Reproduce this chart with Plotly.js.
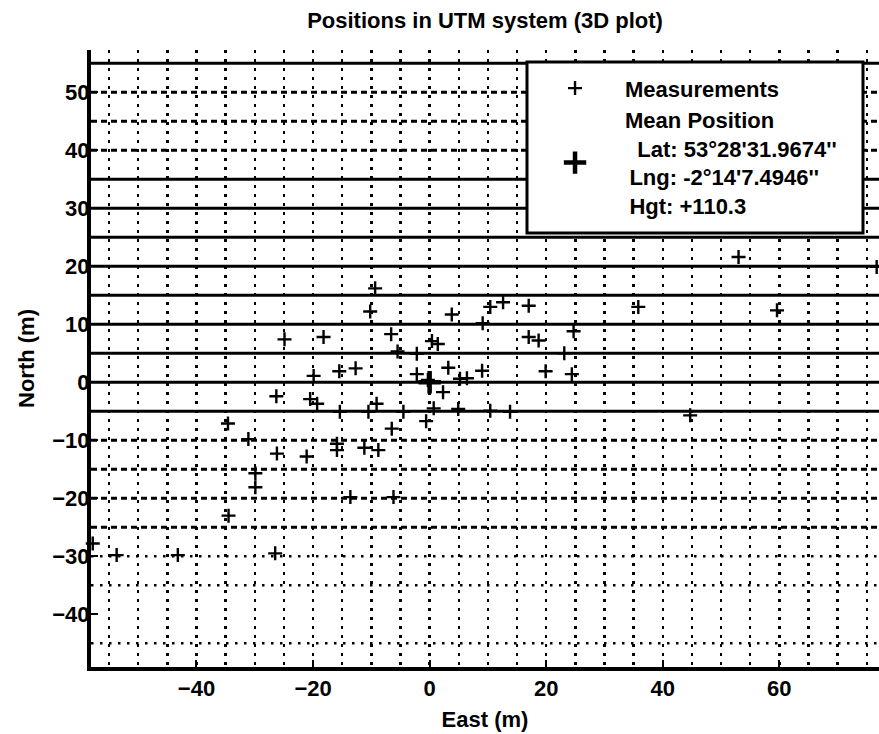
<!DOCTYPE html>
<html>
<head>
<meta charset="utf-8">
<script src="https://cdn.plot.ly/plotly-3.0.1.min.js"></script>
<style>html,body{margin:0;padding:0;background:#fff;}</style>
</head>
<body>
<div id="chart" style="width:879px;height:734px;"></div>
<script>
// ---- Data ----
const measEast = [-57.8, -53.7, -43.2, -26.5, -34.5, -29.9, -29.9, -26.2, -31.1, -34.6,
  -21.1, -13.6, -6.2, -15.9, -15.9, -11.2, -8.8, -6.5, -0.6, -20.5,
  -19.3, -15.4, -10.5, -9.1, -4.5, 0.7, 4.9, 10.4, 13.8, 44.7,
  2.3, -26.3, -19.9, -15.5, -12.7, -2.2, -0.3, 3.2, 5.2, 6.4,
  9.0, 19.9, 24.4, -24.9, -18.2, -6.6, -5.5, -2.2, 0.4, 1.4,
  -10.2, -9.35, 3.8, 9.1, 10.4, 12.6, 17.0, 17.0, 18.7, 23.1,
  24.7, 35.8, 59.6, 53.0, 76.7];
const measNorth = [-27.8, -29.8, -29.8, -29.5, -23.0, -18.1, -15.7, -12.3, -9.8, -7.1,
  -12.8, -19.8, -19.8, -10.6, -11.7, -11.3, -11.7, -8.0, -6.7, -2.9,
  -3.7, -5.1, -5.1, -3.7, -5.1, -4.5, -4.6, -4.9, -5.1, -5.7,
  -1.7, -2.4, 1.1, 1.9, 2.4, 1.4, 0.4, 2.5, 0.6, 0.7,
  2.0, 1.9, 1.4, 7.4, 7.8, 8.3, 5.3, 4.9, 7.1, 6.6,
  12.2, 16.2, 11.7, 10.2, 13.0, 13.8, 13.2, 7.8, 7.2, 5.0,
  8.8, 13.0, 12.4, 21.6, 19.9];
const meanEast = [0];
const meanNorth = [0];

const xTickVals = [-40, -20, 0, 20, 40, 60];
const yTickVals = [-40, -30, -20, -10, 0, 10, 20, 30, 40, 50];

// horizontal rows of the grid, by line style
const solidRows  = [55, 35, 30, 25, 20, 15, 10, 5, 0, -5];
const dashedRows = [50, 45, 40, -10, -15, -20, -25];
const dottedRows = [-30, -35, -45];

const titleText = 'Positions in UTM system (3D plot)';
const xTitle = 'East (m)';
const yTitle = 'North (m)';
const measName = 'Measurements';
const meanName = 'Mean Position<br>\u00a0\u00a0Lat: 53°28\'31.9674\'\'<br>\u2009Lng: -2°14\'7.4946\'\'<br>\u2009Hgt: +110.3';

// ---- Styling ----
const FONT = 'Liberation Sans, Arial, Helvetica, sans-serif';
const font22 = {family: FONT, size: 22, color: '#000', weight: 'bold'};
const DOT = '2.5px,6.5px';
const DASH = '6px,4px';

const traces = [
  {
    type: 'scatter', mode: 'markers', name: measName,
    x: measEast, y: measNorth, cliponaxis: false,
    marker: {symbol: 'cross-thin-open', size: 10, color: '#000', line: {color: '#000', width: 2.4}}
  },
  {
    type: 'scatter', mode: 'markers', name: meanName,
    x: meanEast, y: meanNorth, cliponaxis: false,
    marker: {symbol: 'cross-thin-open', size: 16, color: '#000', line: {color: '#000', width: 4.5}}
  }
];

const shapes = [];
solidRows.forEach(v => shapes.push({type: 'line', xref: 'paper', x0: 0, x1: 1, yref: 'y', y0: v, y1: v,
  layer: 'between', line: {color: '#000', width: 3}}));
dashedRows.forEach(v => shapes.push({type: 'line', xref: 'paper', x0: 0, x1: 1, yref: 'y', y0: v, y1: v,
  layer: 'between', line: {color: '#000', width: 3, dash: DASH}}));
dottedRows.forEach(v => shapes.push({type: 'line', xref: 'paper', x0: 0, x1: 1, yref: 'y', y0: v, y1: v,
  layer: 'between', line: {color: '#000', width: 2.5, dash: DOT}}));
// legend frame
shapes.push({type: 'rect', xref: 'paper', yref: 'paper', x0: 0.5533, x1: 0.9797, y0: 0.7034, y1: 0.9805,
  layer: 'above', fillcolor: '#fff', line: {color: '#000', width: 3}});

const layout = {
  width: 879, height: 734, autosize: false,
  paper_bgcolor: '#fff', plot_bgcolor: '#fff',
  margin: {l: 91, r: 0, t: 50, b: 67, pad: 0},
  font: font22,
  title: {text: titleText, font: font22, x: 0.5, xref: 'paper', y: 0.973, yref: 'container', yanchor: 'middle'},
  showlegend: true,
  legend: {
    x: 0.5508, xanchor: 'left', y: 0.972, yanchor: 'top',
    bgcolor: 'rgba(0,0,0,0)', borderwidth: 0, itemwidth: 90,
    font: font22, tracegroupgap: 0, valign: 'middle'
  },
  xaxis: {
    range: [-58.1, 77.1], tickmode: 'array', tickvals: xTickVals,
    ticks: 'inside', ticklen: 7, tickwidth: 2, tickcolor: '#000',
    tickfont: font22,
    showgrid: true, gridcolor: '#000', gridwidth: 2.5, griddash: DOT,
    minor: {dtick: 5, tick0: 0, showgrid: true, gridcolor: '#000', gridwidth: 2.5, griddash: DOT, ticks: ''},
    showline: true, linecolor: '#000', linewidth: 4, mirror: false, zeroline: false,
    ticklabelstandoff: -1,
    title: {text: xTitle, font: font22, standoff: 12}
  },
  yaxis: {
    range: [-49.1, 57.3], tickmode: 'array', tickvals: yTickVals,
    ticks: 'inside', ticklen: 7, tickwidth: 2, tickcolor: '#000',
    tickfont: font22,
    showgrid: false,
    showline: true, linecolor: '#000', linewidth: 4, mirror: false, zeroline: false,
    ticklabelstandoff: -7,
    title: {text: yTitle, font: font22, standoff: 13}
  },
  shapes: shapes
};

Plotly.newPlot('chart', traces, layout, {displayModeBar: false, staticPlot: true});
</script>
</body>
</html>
* * *
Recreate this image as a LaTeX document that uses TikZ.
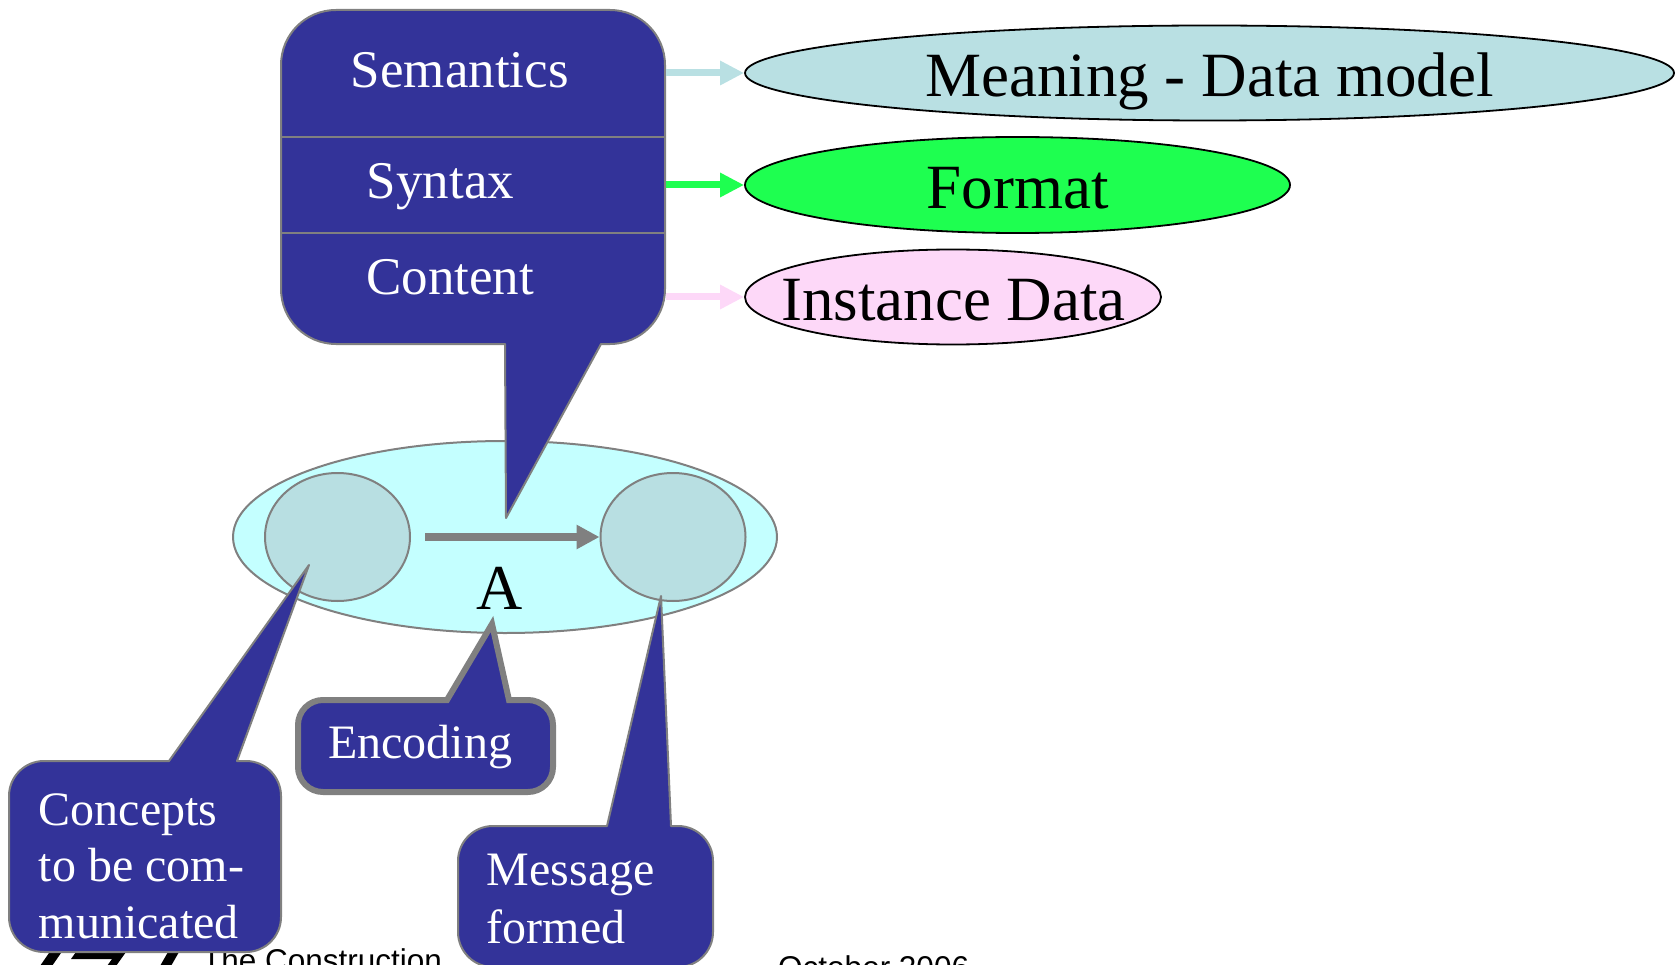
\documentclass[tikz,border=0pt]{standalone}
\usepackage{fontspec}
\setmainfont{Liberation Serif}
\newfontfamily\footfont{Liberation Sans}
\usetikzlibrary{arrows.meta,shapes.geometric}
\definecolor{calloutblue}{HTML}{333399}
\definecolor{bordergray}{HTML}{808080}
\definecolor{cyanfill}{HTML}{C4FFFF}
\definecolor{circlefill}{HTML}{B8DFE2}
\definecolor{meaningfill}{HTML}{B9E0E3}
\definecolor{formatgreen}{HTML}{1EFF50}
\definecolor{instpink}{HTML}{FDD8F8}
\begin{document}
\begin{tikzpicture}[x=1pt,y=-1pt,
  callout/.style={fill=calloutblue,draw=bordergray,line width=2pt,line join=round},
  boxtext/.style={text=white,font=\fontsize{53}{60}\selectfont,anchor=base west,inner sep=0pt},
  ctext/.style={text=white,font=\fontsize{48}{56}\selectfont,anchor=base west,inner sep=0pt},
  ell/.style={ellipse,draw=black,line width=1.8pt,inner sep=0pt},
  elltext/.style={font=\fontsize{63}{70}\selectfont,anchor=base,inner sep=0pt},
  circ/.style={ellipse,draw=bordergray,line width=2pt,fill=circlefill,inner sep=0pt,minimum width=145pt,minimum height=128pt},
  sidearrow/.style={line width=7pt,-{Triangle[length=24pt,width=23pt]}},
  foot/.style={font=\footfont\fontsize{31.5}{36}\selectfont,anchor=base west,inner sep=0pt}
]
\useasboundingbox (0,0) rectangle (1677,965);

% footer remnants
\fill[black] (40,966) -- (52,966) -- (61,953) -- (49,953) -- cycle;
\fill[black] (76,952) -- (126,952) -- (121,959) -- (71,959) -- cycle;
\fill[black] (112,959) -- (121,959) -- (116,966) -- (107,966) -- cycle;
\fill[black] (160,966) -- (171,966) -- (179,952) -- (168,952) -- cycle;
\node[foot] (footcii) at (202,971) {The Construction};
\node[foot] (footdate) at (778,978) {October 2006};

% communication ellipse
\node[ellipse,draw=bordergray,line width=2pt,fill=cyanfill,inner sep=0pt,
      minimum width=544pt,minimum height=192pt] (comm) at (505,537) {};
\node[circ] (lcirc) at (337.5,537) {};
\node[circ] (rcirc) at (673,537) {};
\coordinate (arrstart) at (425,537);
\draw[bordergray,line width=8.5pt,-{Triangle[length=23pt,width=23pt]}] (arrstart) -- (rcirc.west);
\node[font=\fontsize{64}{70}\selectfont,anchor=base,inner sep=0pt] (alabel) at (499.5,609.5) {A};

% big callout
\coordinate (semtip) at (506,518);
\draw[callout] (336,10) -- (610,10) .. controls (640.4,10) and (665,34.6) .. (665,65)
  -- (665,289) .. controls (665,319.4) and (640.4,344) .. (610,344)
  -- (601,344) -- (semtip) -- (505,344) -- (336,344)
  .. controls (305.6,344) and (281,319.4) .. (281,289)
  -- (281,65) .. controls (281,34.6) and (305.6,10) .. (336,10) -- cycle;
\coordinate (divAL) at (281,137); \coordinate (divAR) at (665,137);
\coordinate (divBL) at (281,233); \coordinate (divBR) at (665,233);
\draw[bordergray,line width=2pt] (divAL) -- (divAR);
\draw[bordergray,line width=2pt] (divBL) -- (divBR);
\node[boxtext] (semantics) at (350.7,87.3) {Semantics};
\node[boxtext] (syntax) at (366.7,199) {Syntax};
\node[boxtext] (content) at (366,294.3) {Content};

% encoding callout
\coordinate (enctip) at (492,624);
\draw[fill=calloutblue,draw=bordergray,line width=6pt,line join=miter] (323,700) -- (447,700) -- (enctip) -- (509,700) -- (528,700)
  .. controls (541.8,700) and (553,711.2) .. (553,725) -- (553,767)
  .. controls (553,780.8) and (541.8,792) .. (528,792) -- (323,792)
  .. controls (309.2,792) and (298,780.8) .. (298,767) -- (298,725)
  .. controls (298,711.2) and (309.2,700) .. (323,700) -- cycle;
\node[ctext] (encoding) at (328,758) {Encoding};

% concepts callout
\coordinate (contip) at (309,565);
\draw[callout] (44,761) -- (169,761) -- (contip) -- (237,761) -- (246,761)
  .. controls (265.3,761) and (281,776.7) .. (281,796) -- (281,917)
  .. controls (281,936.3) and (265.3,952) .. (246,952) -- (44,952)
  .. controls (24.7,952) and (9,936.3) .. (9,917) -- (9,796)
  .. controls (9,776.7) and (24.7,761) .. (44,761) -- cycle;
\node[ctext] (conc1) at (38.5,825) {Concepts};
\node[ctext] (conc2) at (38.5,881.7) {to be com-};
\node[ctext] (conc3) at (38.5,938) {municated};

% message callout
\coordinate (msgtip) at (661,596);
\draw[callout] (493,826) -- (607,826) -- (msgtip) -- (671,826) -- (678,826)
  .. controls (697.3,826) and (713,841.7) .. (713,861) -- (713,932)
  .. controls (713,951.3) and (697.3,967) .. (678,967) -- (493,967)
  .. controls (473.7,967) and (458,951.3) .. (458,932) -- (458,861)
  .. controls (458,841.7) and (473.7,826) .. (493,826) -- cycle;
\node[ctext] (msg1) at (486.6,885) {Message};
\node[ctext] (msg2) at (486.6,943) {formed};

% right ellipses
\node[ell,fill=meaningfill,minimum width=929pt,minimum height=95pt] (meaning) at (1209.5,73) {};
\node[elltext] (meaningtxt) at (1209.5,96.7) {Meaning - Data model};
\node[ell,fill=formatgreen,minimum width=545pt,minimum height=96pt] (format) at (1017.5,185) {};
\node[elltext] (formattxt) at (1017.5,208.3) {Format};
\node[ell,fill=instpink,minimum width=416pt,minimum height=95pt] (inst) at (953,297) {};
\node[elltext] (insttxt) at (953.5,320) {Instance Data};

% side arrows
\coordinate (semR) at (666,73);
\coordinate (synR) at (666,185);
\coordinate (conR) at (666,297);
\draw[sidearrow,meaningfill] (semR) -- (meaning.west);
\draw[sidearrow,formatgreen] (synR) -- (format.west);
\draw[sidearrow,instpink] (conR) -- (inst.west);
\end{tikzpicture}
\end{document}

Written problem ::
Give only the lines from the one with "Recreate this image" to the one with "sep=0pt] (alabel) at", both included, again and exactly; leave the images out.

Solution to this problem ::
Recreate this image as a LaTeX document that uses TikZ.
\documentclass[tikz,border=0pt]{standalone}
\usepackage{fontspec}
\setmainfont{Liberation Serif}
\newfontfamily\footfont{Liberation Sans}
\usetikzlibrary{arrows.meta,shapes.geometric}
\definecolor{calloutblue}{HTML}{333399}
\definecolor{bordergray}{HTML}{808080}
\definecolor{cyanfill}{HTML}{C4FFFF}
\definecolor{circlefill}{HTML}{B8DFE2}
\definecolor{meaningfill}{HTML}{B9E0E3}
\definecolor{formatgreen}{HTML}{1EFF50}
\definecolor{instpink}{HTML}{FDD8F8}
\begin{document}
\begin{tikzpicture}[x=1pt,y=-1pt,
  callout/.style={fill=calloutblue,draw=bordergray,line width=2pt,line join=round},
  boxtext/.style={text=white,font=\fontsize{53}{60}\selectfont,anchor=base west,inner sep=0pt},
  ctext/.style={text=white,font=\fontsize{48}{56}\selectfont,anchor=base west,inner sep=0pt},
  ell/.style={ellipse,draw=black,line width=1.8pt,inner sep=0pt},
  elltext/.style={font=\fontsize{63}{70}\selectfont,anchor=base,inner sep=0pt},
  circ/.style={ellipse,draw=bordergray,line width=2pt,fill=circlefill,inner sep=0pt,minimum width=145pt,minimum height=128pt},
  sidearrow/.style={line width=7pt,-{Triangle[length=24pt,width=23pt]}},
  foot/.style={font=\footfont\fontsize{31.5}{36}\selectfont,anchor=base west,inner sep=0pt}
]
\useasboundingbox (0,0) rectangle (1677,965);

% footer remnants
\fill[black] (40,966) -- (52,966) -- (61,953) -- (49,953) -- cycle;
\fill[black] (76,952) -- (126,952) -- (121,959) -- (71,959) -- cycle;
\fill[black] (112,959) -- (121,959) -- (116,966) -- (107,966) -- cycle;
\fill[black] (160,966) -- (171,966) -- (179,952) -- (168,952) -- cycle;
\node[foot] (footcii) at (202,971) {The Construction};
\node[foot] (footdate) at (778,978) {October 2006};

% communication ellipse
\node[ellipse,draw=bordergray,line width=2pt,fill=cyanfill,inner sep=0pt,
      minimum width=544pt,minimum height=192pt] (comm) at (505,537) {};
\node[circ] (lcirc) at (337.5,537) {};
\node[circ] (rcirc) at (673,537) {};
\coordinate (arrstart) at (425,537);
\draw[bordergray,line width=8.5pt,-{Triangle[length=23pt,width=23pt]}] (arrstart) -- (rcirc.west);
\node[font=\fontsize{64}{70}\selectfont,anchor=base,inner sep=0pt] (alabel) at (499.5,609.5) {A};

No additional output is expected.